→ **EXERCISE OBJECTIVE**: Skip the pictures. Reproduce all other material exactly.

→ **DATASET EXTRACT**:
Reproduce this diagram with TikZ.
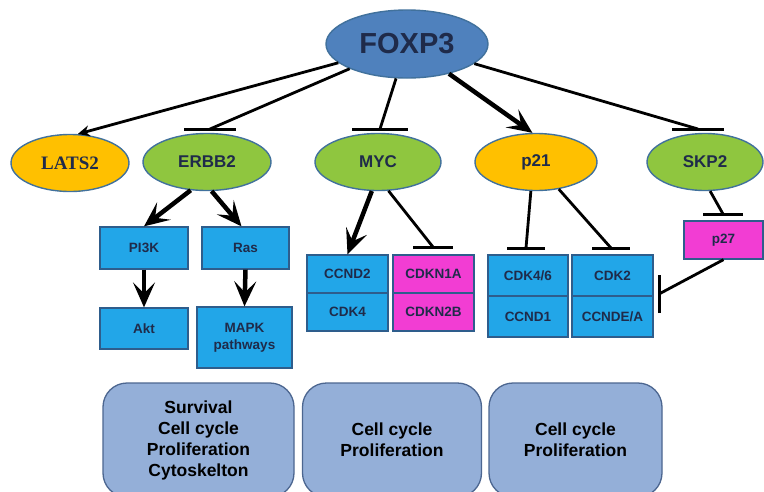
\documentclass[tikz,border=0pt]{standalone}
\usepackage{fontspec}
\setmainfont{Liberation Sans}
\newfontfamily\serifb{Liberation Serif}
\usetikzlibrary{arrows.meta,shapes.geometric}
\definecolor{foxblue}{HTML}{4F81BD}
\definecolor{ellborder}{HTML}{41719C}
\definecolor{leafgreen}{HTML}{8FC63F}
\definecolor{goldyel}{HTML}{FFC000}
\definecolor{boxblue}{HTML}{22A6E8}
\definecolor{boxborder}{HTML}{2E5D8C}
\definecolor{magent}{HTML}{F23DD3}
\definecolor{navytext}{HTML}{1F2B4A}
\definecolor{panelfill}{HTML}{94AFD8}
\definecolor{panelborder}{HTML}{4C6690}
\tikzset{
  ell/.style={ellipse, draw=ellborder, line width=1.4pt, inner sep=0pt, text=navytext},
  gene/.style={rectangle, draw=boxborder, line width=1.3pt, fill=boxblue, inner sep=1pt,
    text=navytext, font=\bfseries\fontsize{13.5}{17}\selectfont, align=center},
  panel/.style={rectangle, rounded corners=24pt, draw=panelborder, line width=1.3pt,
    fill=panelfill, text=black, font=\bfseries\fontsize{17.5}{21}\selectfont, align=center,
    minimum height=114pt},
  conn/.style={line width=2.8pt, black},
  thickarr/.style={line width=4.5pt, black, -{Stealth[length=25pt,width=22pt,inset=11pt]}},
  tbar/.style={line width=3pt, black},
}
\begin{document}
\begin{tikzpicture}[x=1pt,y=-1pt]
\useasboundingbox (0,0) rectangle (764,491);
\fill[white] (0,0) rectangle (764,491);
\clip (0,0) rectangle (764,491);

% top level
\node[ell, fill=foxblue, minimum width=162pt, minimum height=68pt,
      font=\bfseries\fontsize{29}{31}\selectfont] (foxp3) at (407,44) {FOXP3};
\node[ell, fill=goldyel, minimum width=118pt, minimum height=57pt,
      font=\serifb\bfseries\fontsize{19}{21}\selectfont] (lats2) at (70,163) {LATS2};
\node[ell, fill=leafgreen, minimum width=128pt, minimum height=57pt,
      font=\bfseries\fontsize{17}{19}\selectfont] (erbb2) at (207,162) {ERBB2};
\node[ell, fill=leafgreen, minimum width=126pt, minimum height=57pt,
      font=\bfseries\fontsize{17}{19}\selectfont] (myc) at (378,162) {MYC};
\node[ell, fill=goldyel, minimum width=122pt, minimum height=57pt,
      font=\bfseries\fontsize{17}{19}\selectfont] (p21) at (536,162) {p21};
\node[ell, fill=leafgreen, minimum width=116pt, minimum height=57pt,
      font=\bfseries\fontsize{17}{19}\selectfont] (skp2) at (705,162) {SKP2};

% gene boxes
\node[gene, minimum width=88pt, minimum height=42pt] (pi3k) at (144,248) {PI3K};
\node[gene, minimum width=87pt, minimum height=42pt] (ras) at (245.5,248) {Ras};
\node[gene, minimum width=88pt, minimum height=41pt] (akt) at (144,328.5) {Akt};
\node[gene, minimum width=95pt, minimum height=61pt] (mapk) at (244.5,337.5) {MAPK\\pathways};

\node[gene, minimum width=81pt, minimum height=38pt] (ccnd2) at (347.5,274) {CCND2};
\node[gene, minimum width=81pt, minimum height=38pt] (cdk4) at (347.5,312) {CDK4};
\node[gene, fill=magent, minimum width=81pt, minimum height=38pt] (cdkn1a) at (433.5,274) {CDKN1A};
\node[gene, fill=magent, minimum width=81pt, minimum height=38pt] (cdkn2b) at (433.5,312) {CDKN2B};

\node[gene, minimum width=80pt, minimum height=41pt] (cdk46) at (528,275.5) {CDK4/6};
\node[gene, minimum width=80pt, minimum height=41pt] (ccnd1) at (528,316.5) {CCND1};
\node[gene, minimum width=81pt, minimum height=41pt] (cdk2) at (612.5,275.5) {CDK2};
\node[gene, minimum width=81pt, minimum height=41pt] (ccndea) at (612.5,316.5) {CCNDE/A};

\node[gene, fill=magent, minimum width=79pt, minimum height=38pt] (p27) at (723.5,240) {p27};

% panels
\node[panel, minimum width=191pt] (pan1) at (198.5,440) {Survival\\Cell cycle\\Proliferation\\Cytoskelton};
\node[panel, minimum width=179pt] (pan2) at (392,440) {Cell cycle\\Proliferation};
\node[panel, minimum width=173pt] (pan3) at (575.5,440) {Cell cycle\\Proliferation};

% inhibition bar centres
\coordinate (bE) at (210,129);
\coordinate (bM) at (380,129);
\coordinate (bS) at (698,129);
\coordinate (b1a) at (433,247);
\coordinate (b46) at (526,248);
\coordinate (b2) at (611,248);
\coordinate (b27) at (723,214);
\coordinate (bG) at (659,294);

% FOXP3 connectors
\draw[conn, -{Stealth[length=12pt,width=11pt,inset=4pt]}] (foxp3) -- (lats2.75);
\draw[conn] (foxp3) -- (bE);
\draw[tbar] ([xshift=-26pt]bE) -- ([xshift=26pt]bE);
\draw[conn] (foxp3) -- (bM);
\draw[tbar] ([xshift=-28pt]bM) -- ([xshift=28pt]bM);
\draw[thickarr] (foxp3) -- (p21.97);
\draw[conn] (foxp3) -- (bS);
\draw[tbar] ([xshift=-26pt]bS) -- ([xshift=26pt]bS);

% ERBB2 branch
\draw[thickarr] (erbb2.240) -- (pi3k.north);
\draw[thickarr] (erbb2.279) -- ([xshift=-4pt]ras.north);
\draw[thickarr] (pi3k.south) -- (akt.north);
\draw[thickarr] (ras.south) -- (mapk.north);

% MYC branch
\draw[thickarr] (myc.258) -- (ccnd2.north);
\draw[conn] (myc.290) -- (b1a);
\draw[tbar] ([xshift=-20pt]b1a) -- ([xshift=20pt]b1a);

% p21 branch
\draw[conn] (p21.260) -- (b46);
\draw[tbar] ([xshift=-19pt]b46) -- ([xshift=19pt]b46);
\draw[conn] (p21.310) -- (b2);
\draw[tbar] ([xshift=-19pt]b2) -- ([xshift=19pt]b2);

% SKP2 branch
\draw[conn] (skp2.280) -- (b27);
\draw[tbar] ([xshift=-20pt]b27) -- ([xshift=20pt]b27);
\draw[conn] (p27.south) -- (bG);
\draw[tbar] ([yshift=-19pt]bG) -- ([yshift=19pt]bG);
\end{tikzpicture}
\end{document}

→ **FINAL RESULT**:
Reproduce this diagram with TikZ.
\documentclass[tikz,border=0pt]{standalone}
\usepackage{fontspec}
\setmainfont{Liberation Sans}
\newfontfamily\serifb{Liberation Serif}
\usetikzlibrary{arrows.meta,shapes.geometric}
\definecolor{foxblue}{HTML}{4F81BD}
\definecolor{ellborder}{HTML}{41719C}
\definecolor{leafgreen}{HTML}{8FC63F}
\definecolor{goldyel}{HTML}{FFC000}
\definecolor{boxblue}{HTML}{22A6E8}
\definecolor{boxborder}{HTML}{2E5D8C}
\definecolor{magent}{HTML}{F23DD3}
\definecolor{navytext}{HTML}{1F2B4A}
\definecolor{panelfill}{HTML}{94AFD8}
\definecolor{panelborder}{HTML}{4C6690}
\tikzset{
  ell/.style={ellipse, draw=ellborder, line width=1.4pt, inner sep=0pt, text=navytext},
  gene/.style={rectangle, draw=boxborder, line width=1.3pt, fill=boxblue, inner sep=1pt,
    text=navytext, font=\bfseries\fontsize{13.5}{17}\selectfont, align=center},
  panel/.style={rectangle, rounded corners=24pt, draw=panelborder, line width=1.3pt,
    fill=panelfill, text=black, font=\bfseries\fontsize{17.5}{21}\selectfont, align=center,
    minimum height=114pt},
  conn/.style={line width=2.8pt, black},
  thickarr/.style={line width=4.5pt, black, -{Stealth[length=25pt,width=22pt,inset=11pt]}},
  tbar/.style={line width=3pt, black},
}
\begin{document}
\begin{tikzpicture}[x=1pt,y=-1pt]
\useasboundingbox (0,0) rectangle (764,491);
\fill[white] (0,0) rectangle (764,491);
\clip (0,0) rectangle (764,491);

% top level
\node[ell, fill=foxblue, minimum width=162pt, minimum height=68pt,
      font=\bfseries\fontsize{29}{31}\selectfont] (foxp3) at (407,44) {FOXP3};
\node[ell, fill=goldyel, minimum width=118pt, minimum height=57pt,
      font=\serifb\bfseries\fontsize{19}{21}\selectfont] (lats2) at (70,163) {LATS2};
\node[ell, fill=leafgreen, minimum width=128pt, minimum height=57pt,
      font=\bfseries\fontsize{17}{19}\selectfont] (erbb2) at (207,162) {ERBB2};
\node[ell, fill=leafgreen, minimum width=126pt, minimum height=57pt,
      font=\bfseries\fontsize{17}{19}\selectfont] (myc) at (378,162) {MYC};
\node[ell, fill=goldyel, minimum width=122pt, minimum height=57pt,
      font=\bfseries\fontsize{17}{19}\selectfont] (p21) at (536,162) {p21};
\node[ell, fill=leafgreen, minimum width=116pt, minimum height=57pt,
      font=\bfseries\fontsize{17}{19}\selectfont] (skp2) at (705,162) {SKP2};

% gene boxes
\node[gene, minimum width=88pt, minimum height=42pt] (pi3k) at (144,248) {PI3K};
\node[gene, minimum width=87pt, minimum height=42pt] (ras) at (245.5,248) {Ras};
\node[gene, minimum width=88pt, minimum height=41pt] (akt) at (144,328.5) {Akt};
\node[gene, minimum width=95pt, minimum height=61pt] (mapk) at (244.5,337.5) {MAPK\\pathways};

\node[gene, minimum width=81pt, minimum height=38pt] (ccnd2) at (347.5,274) {CCND2};
\node[gene, minimum width=81pt, minimum height=38pt] (cdk4) at (347.5,312) {CDK4};
\node[gene, fill=magent, minimum width=81pt, minimum height=38pt] (cdkn1a) at (433.5,274) {CDKN1A};
\node[gene, fill=magent, minimum width=81pt, minimum height=38pt] (cdkn2b) at (433.5,312) {CDKN2B};

\node[gene, minimum width=80pt, minimum height=41pt] (cdk46) at (528,275.5) {CDK4/6};
\node[gene, minimum width=80pt, minimum height=41pt] (ccnd1) at (528,316.5) {CCND1};
\node[gene, minimum width=81pt, minimum height=41pt] (cdk2) at (612.5,275.5) {CDK2};
\node[gene, minimum width=81pt, minimum height=41pt] (ccndea) at (612.5,316.5) {CCNDE/A};

\node[gene, fill=magent, minimum width=79pt, minimum height=38pt] (p27) at (723.5,240) {p27};

% panels
\node[panel, minimum width=191pt] (pan1) at (198.5,440) {Survival\\Cell cycle\\Proliferation\\Cytoskelton};
\node[panel, minimum width=179pt] (pan2) at (392,440) {Cell cycle\\Proliferation};
\node[panel, minimum width=173pt] (pan3) at (575.5,440) {Cell cycle\\Proliferation};

% inhibition bar centres
\coordinate (bE) at (210,129);
\coordinate (bM) at (380,129);
\coordinate (bS) at (698,129);
\coordinate (b1a) at (433,247);
\coordinate (b46) at (526,248);
\coordinate (b2) at (611,248);
\coordinate (b27) at (723,214);
\coordinate (bG) at (659,294);

% FOXP3 connectors
\draw[conn, -{Stealth[length=12pt,width=11pt,inset=4pt]}] (foxp3) -- (lats2.75);
\draw[conn] (foxp3) -- (bE);
\draw[tbar] ([xshift=-26pt]bE) -- ([xshift=26pt]bE);
\draw[conn] (foxp3) -- (bM);
\draw[tbar] ([xshift=-28pt]bM) -- ([xshift=28pt]bM);
\draw[thickarr] (foxp3) -- (p21.97);
\draw[conn] (foxp3) -- (bS);
\draw[tbar] ([xshift=-26pt]bS) -- ([xshift=26pt]bS);

% ERBB2 branch
\draw[thickarr] (erbb2.240) -- (pi3k.north);
\draw[thickarr] (erbb2.279) -- ([xshift=-4pt]ras.north);
\draw[thickarr] (pi3k.south) -- (akt.north);
\draw[thickarr] (ras.south) -- (mapk.north);

% MYC branch
\draw[thickarr] (myc.258) -- (ccnd2.north);
\draw[conn] (myc.290) -- (b1a);
\draw[tbar] ([xshift=-20pt]b1a) -- ([xshift=20pt]b1a);

% p21 branch
\draw[conn] (p21.260) -- (b46);
\draw[tbar] ([xshift=-19pt]b46) -- ([xshift=19pt]b46);
\draw[conn] (p21.310) -- (b2);
\draw[tbar] ([xshift=-19pt]b2) -- ([xshift=19pt]b2);

% SKP2 branch
\draw[conn] (skp2.280) -- (b27);
\draw[tbar] ([xshift=-20pt]b27) -- ([xshift=20pt]b27);
\draw[conn] (p27.south) -- (bG);
\draw[tbar] ([yshift=-19pt]bG) -- ([yshift=19pt]bG);
\end{tikzpicture}
\end{document}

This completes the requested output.